As it can be seen in the demonstrations above, there is a positive correlation between FDI and exchange rate in India, i.e. with the increase in Foreign Direct investment every year, the value of Indian currency depreciated against the dollar.

The Johansen co-integration test between foreign direct investment and exchange rate in India also confirms the long term relationship between the two for the time period (1980 – 2015).
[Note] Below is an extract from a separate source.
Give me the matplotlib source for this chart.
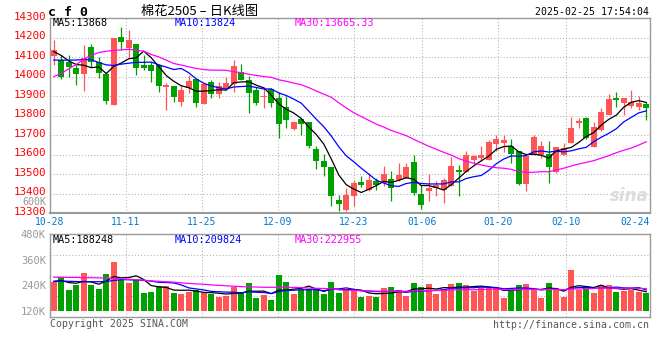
import numpy as np
import pandas as pd
import matplotlib
matplotlib.use('Agg')
import matplotlib.pyplot as plt
import matplotlib.transforms as mtransforms

# Daily K-line data for 棉花2505, 2024-10-28 .. 2025-02-25 (80 trading days)
opens = [14106, 14084, 14076, 14045, 14013, 14152, 14076, 14011, 13855, 14203,
         14144, 14166, 14059, 14059, 14059, 13948, 13953, 13868, 13940, 13987,
         13860, 13970, 13912, 13943, 13962, 14021, 13985, 13931, 13894, 13936,
         13892, 13844, 13732, 13783, 13765, 13628, 13569, 13538, 13370, 13319,
         13390, 13458, 13421, 13467, 13455, 13477, 13469, 13481, 13561, 13401,
         13413, 13430, 13418, 13441, 13523, 13509, 13574, 13583, 13571, 13656,
         13662, 13646, 13617, 13452, 13596, 13596, 13603, 13510, 13600, 13659,
         13761, 13787, 13642, 13724, 13804, 13889, 13863, 13850, 13843, 13862]
highs = [14186, 14113, 14110, 14067, 14161, 14169, 14101, 14025, 14198, 14254,
         14237, 14166, 14110, 14076, 14067, 13965, 13953, 13957, 14008, 13987,
         13974, 13982, 13974, 13999, 14087, 14067, 14004, 13948, 13948, 13943,
         13919, 13900, 13768, 13787, 13765, 13645, 13603, 13538, 13396, 13430,
         13470, 13492, 13506, 13481, 13543, 13515, 13557, 13557, 13600, 13447,
         13501, 13464, 13481, 13586, 13549, 13620, 13600, 13646, 13676, 13702,
         13702, 13681, 13617, 13600, 13702, 13668, 13668, 13642, 13659, 13795,
         13787, 13795, 13770, 13841, 13911, 13919, 13889, 13931, 13900, 13870]
lows = [14058, 13987, 13999, 13957, 13926, 14050, 13991, 13858, 13855, 14135,
        14093, 14008, 14033, 13974, 13923, 13829, 13872, 13851, 13914, 13846,
        13858, 13889, 13889, 13940, 13919, 13980, 13815, 13855, 13841, 13846,
        13688, 13736, 13727, 13702, 13634, 13528, 13489, 13336, 13311, 13311,
        13336, 13433, 13413, 13421, 13438, 13362, 13464, 13481, 13396, 13324,
        13365, 13387, 13353, 13441, 13387, 13509, 13552, 13566, 13571, 13617,
        13613, 13560, 13447, 13413, 13596, 13583, 13455, 13506, 13596, 13659,
        13739, 13681, 13639, 13720, 13804, 13846, 13804, 13841, 13829, 13778]
closes = [14138, 13999, 14047, 14013, 14093, 14076, 14020, 13875, 14198, 14178,
          14186, 14045, 14045, 14028, 13953, 13957, 13897, 13931, 13977, 13863,
          13960, 13911, 13952, 13967, 14053, 13980, 13917, 13863, 13900, 13863,
          13759, 13778, 13768, 13758, 13647, 13566, 13535, 13387, 13348, 13396,
          13455, 13447, 13469, 13443, 13503, 13430, 13498, 13537, 13404, 13341,
          13430, 13447, 13472, 13543, 13509, 13600, 13591, 13600, 13663, 13681,
          13673, 13606, 13452, 13591, 13691, 13645, 13535, 13637, 13634, 13736,
          13773, 13685, 13741, 13821, 13885, 13880, 13889, 13868, 13863, 13838]
# volume in thousands of lots
volumes = [257, 276, 218, 242, 296, 242, 223, 291, 349, 265,
           249, 265, 203, 207, 237, 234, 203, 198, 210, 215,
           203, 198, 184, 190, 231, 207, 249, 179, 195, 171,
           287, 254, 198, 215, 223, 218, 198, 254, 204, 220,
           220, 185, 188, 185, 225, 229, 217, 188, 249, 229,
           245, 198, 220, 245, 249, 240, 213, 229, 227, 225,
           181, 217, 240, 245, 217, 181, 249, 227, 184, 310,
           217, 229, 204, 240, 240, 207, 213, 217, 207, 201]

# moving-average values at the left edge (need data before 10-28)
ma5_head = [14128, 14108, 14080, 14062]
ma10_head = [14085, 14084, 14084, 14085, 14087, 14086, 14072, 14060, 14057]
ma30_head = [14000, 14016, 14040, 14062, 14088, 14110, 14123, 14130, 14134, 14137,
             14140, 14135, 14130, 14113, 14101, 14084, 14067, 14059, 14050, 14042,
             14036, 14033, 14033, 14032, 14025, 14020, 14012, 14006, 14000]
vma5_head = [257, 262, 252, 249]
vma10_head = [258, 259, 258, 257, 256, 256, 256, 257, 262]
vma30_head = [277, 277, 276, 276, 275, 275, 274, 273, 272, 270,
              267, 265, 263, 260, 258, 256, 254, 251, 248, 246,
              244, 241, 239, 237, 235, 233, 232, 231, 230]

date_labels = ['10-28', '11-11', '11-25', '12-09', '12-23', '01-06', '01-20', '02-10', '02-24']
date_index = [0, 10, 20, 30, 40, 49, 59, 68, 78]
price_ticks = [13300, 13400, 13500, 13600, 13700, 13800, 13900, 14000, 14100, 14200, 14300]
vol_ticks = [120, 240, 360, 480]

RED = '#ff5555'
GREEN = '#00a000'
GRID = '#b0b0b0'
BORDER = '#999999'
MONO = 'DejaVu Sans Mono'


def moving_avg(values, window, head):
    ma = pd.Series(values, dtype=float).rolling(window).mean()
    ma.iloc[:len(head)] = head
    return ma.values


n = len(closes)
x = np.arange(n)
o = np.array(opens)
c = np.array(closes)
up = c >= o
colors = np.where(up, RED, GREEN)

ma5 = moving_avg(closes, 5, ma5_head)
ma10 = moving_avg(closes, 10, ma10_head)
ma30 = moving_avg(closes, 30, ma30_head)
vol = np.array(volumes) * 1000.0
vma5 = moving_avg(vol, 5, np.array(vma5_head) * 1000.0)
vma10 = moving_avg(vol, 10, np.array(vma10_head) * 1000.0)
vma30 = moving_avg(vol, 30, np.array(vma30_head) * 1000.0)

# gridlines follow the chart's own spacing (width / (n - 1))
grid_x = [i * n / (n - 1) - 0.5 for i in date_index]

W, H = 660, 360
fig = plt.figure(figsize=(6.6, 3.6), dpi=100)
ax = fig.add_axes([50 / W, 1 - 213.3 / H, 600 / W, 195.3 / H])
axv = fig.add_axes([50 / W, 1 - 317.3 / H, 600 / W, 83.3 / H])

# ---- price panel
ax.set_xlim(-0.5, n - 0.5)
ax.set_ylim(13300, 14300)
for p in price_ticks[1:-1]:
    ax.axhline(p, color=GRID, lw=0.75, ls=(0, (1, 2)), zorder=0)
for gx in grid_x[1:-1]:
    ax.axvline(gx, color=GRID, lw=0.75, ls=(0, (1, 2)), zorder=0)

ax.vlines(x, lows, highs, colors=colors, lw=0.9, zorder=2)
body = np.maximum(np.abs(c - o), 5)
ax.bar(x, body, bottom=np.minimum(o, c), width=0.8, color=colors, zorder=3, linewidth=0)

ax.plot(x, ma5, color='black', lw=0.9, zorder=4)
ax.plot(x, ma10, color='#0000ff', lw=0.9, zorder=4)
ax.plot(x, ma30, color='#ff00ff', lw=0.9, zorder=4)

ax.set_yticks(price_ticks)
ax.set_yticklabels([str(p) for p in price_ticks], color='#ff0000', fontsize=7.8, family=MONO)
ax.set_xticks([])
ax.tick_params(axis='y', length=0, pad=3)
# price labels sit a little above their gridlines
lift = mtransforms.ScaledTranslation(0, 2.5 / 100, fig.dpi_scale_trans)
for lab in ax.get_yticklabels():
    lab.set_transform(lab.get_transform() + lift)
for s in ax.spines.values():
    s.set_color(BORDER)
    s.set_linewidth(1)
ax.spines['bottom'].set_linewidth(1.5)

trans = ax.get_xaxis_transform()
for lab, gx in zip(date_labels[:-1], grid_x[:-1]):
    ax.text(gx, -0.045, lab, transform=trans, ha='center', va='center',
            color='#0078d0', fontsize=7, family=MONO, clip_on=False)
ax.text(n - 0.5, -0.045, date_labels[-1], transform=trans, ha='right', va='center',
        color='#0078d0', fontsize=7, family=MONO, clip_on=False)

ax.text(0.005, 0.975, 'MA5:13868', transform=ax.transAxes, ha='left', va='center',
        color='black', fontsize=7.3, family=MONO)
ax.text(0.208, 0.975, 'MA10:13824', transform=ax.transAxes, ha='left', va='center',
        color='#0000ff', fontsize=7.3, family=MONO)
ax.text(0.408, 0.975, 'MA30:13665.33', transform=ax.transAxes, ha='left', va='center',
        color='#ff00ff', fontsize=7.3, family=MONO)
ax.text(0.998, 0.09, 'sina', transform=ax.transAxes, ha='right', va='center',
        color='#dcdcdc', fontsize=12, style='italic', weight='bold')

# ---- volume panel
axv.set_xlim(-0.5, n - 0.5)
axv.set_ylim(89000, 480000)
lo, hi = axv.get_ylim()
for f in (0.25, 0.5, 0.75):
    axv.axhline(lo + f * (hi - lo), color=GRID, lw=0.75, ls=(0, (1, 2)), zorder=0)
for gx in grid_x[1:-1]:
    axv.axvline(gx, color=GRID, lw=0.75, ls=(0, (1, 2)), zorder=0)

axv.bar(x, vol - 120000, bottom=120000, width=0.8, color=colors, linewidth=0, zorder=2)
axv.plot(x, vma5, color='black', lw=0.9, zorder=3)
axv.plot(x, vma10, color='#0000ff', lw=0.9, zorder=3)
axv.plot(x, vma30, color='#ff00ff', lw=0.9, zorder=3)

axv.set_yticks([v * 1000 for v in vol_ticks])
axv.set_yticklabels(['%dK' % v for v in vol_ticks], color='#999999', fontsize=7.5, family=MONO)
axv.set_xticks([])
axv.tick_params(axis='y', length=0, pad=3)
for s in axv.spines.values():
    s.set_color(BORDER)
    s.set_linewidth(1)

axv.text(0.005, 0.93, 'MA5:188248', transform=axv.transAxes, ha='left', va='center',
         color='black', fontsize=7.3, family=MONO)
axv.text(0.208, 0.93, 'MA10:209824', transform=axv.transAxes, ha='left', va='center',
         color='#0000ff', fontsize=7.3, family=MONO)
axv.text(0.408, 0.93, 'MA30:222955', transform=axv.transAxes, ha='left', va='center',
         color='#ff00ff', fontsize=7.3, family=MONO)

# ---- header / footer text
fig.text(48 / W, 1 - 12 / H, 'c f 0', ha='left', va='center', fontsize=9.5,
         family=MONO, weight='bold', color='black')
fig.text(200 / W, 1 - 11 / H, '棉花2505 – 日K线图', ha='center', va='center', fontsize=9.5,
         family=['Noto Sans CJK SC', 'DejaVu Sans'], color='black')
fig.text(649 / W, 1 - 12 / H, '2025-02-25 17:54:04', ha='right', va='center',
         fontsize=7.1, family=MONO, color='black')
fig.text(46 / W, 1 - 202 / H, '600K', ha='right', va='center', fontsize=7.2,
         family=MONO, color='#999999')
fig.text(50 / W, 1 - 324 / H, 'Copyright 2025 SINA.COM', ha='left', va='center',
         fontsize=7.1, family=MONO, color='#555555')
fig.text(649 / W, 1 - 325 / H, 'http://finance.sina.com.cn', ha='right', va='center',
         fontsize=7.1, family=MONO, color='#555555')

fig.savefig('out.png', dpi=100, facecolor='white')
This was also the main finding in the study of (Khandare, 2016). In their study, the author concluded that one unit increase in exchange rate leads to a rise in foreign direct investment by 0.605 units in India. Chowdhury & Piyali, 2016, were the most recent researchers to conduct a study on a similar theme. In their study, they examined the impact of currency fluctuation on foreign direct investment. Authors used non-Linear regression analysis using the data for the Indian economy

examining the long term relationship between foreign direct investment and exchange rate
Co-integration between exchange rate and foreign direct investment

They concluded that there is a sharp change in the foreign investment net inflow for a small change in the currency. Azhar, Ullah and Malik (2015) also conduct a similar study. The main findings of the study increased in foreign direct investment is a result of the low exchange rate This is because low exchange rate acts as an encouragement for foreign investors to enter India. Openness in the economy, according to them was a major contributor to the sudden upward trend in foreign investment in India.
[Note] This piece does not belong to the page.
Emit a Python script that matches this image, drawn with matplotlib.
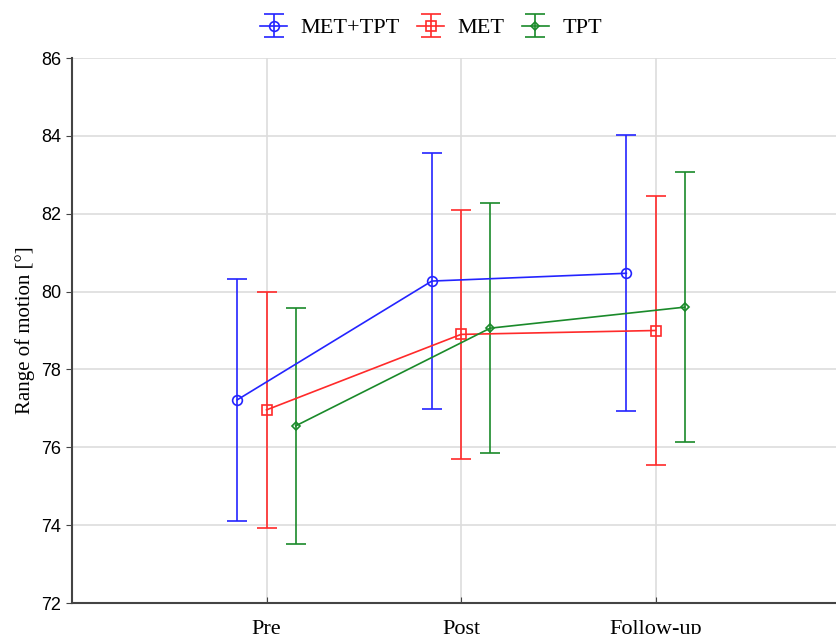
import numpy as np
import matplotlib
matplotlib.use('Agg')
import matplotlib.pyplot as plt

# data
phases = ['Pre', 'Post', 'Follow-up']
groups = ['MET+TPT', 'MET', 'TPT']

met_tpt_mean = [77.22, 80.27, 80.47]
met_tpt_low = [74.11, 76.98, 76.93]
met_tpt_high = [80.33, 83.55, 84.02]

met_mean = [76.96, 78.90, 79.00]
met_low = [73.92, 75.69, 75.55]
met_high = [80.00, 82.10, 82.45]

tpt_mean = [76.55, 79.06, 79.60]
tpt_low = [73.52, 75.86, 76.14]
tpt_high = [79.58, 82.27, 83.06]

colors = ['#2424ff', '#ff2a2a', '#1a8a2a']
markers = ['o', 's', 'D']
msizes = [7, 7, 4.5]
offsets = [-0.15, 0.0, 0.15]

means = [met_tpt_mean, met_mean, tpt_mean]
lows = [met_tpt_low, met_low, tpt_low]
highs = [met_tpt_high, met_high, tpt_high]

fig = plt.figure(figsize=(8.37, 6.34), dpi=100)
ax = fig.add_axes([72 / 837, 31 / 634, 778 / 837, 545 / 634])

x = np.arange(len(phases))
for i, g in enumerate(groups):
    m = np.array(means[i])
    lo = m - np.array(lows[i])
    hi = np.array(highs[i]) - m
    ax.errorbar(x + offsets[i], m, yerr=[lo, hi], color=colors[i], lw=1.2,
                elinewidth=1.2, capsize=7, capthick=1.2, marker=markers[i],
                ms=msizes[i], mfc='none', mew=1.2, label=g)

ax.set_xlim(-1, 3)
ax.set_ylim(72, 86)
ax.set_yticks(np.arange(72, 87, 2))
ax.set_xticks(x)
ax.set_xticklabels(phases, family='Liberation Serif', fontsize=16)
for lab in ax.get_yticklabels():
    lab.set_family('Liberation Sans')
    lab.set_fontsize(13)
ax.tick_params(axis='x', direction='in', length=4, pad=12, color='#444444')
ax.tick_params(axis='y', direction='out', length=4, pad=4, color='#444444')

ax.grid(True, color='#dddddd', lw=1.2)
ax.set_axisbelow(True)
for s in ['top', 'right']:
    ax.spines[s].set_visible(False)
for s in ['left', 'bottom']:
    ax.spines[s].set_color('#444444')
    ax.spines[s].set_linewidth(1.5)

ax.set_ylabel('Range of motion [°]', family='Liberation Serif', fontsize=15, labelpad=4)

# legend centred above the plot
fig.legend(loc='center', bbox_to_anchor=(431 / 837, 1 - 28 / 634), ncol=3, frameon=False,
           prop={'family': 'Liberation Serif', 'size': 16}, handlelength=1.2,
           columnspacing=0.8, handletextpad=0.6, borderpad=0.1)

fig.savefig('out.png', dpi=100)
Stabilizing the exchange rate volatility

As India is one of the biggest developing countries in the world, a continuous inflow of foreign capital is extremely important. Not only does it reduce unemployment, but it also leads to infrastructure development, technological advancement and overall economic growth. Exchange rate change has an impact on the international wealth of a country. Results from various studies gave strong evidence of a positive correlation. It is suggested that policymakers in India must take into account the fluctuations in exchange rates while framing the foreign policies in the short term. Recently rupee sank to a record low of Rs 68.86 per dollar and the central bank intervened to stabilize.

It is a well-known fact that the exchange rate and inflow of foreign direct investment are positively correlated. However, it is important to have a stable exchange rate. A high value of Indian currency may negatively impact the Indian exports and low foreign investment whereas the low value of the currency may have a negative impact on the overall current account and fiscal deficit. So the government and central bank should focus on balancing both the factors while making the policies. Especially the monetary policy.